Be Honest And Gentle
If you don’t know what to say, it is okay to communicate that to your friend. Not knowing what to say is better than saying something that may be hurtful. You can say something like, “I don’t know what to say, you must be hurting so deeply right now, and I wish there was something I could do to ease your pain.” This is a statement that, if genuine, will communicate to your friend that you feel for her and understand how deeply she is hurting (even if you can’t feel her pain).
Don’t Ask What You Can Do
This may seem counter-intuitive, but don’t put the burden of your wanting to help on your friend’s shoulders. Just help. Avoid playing armchair psychologist. Instead, send her “thinking of you” cards, make her a few meals, tell her that you are only a phone call away, call her and tell her that you are there, even if she chooses not to talk about it. Offer to babysit her other children (if any) so she can have time alone. Asking her “what can I do?” is putting unnecessary responsibility on your grieving friend, even though that is not your intention.
Don’t Pretend She Didn’t Lose A Baby
It is not at all wise or considerate to talk about the “fetus” she lost, or the “embryo” or another dismissive term, to avoid saying’ baby’. To her, she lost a baby, a real live person, even if it was still in her uterus, and even if it was an early miscarriage. Treat her as though she has lost a child, because she has.
Treat Her Normally
In other words, if you mention the word baby in conversation, don’t put your hand over your mouth dramatically and say “sorry, sorry!!” as if she is made of fine glass and will shatter at any mention of babies. Allow your friend some normalcy too, in addition to her grief. Show her that it is okay to have a better day, without pushing her into healing. Sometimes people get stuck in grieving because they don’t know how to transition into having a ‘better day’ than yesterday. Part of this is because well-meaning friends want to make every moment about how delicate and grief-stricken their friend is. However, as mentioned, don’t push your friend into healing either.
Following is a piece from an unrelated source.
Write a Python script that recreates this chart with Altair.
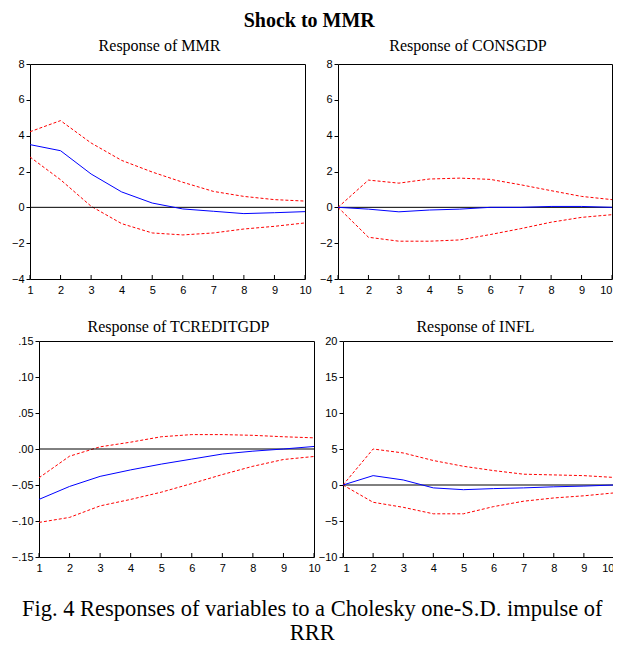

Finally, let your friend take the lead in her grief. Some people like to grieve privately, others feel more comfortable grieving publicly. Some women work through their miscarriage loss more quickly, some take a lot longer and will be working through the pain for years. The most important thing to do is be genuine and continue letting her know every so often that you are here if she ever wants to talk, and that you care about her deeply.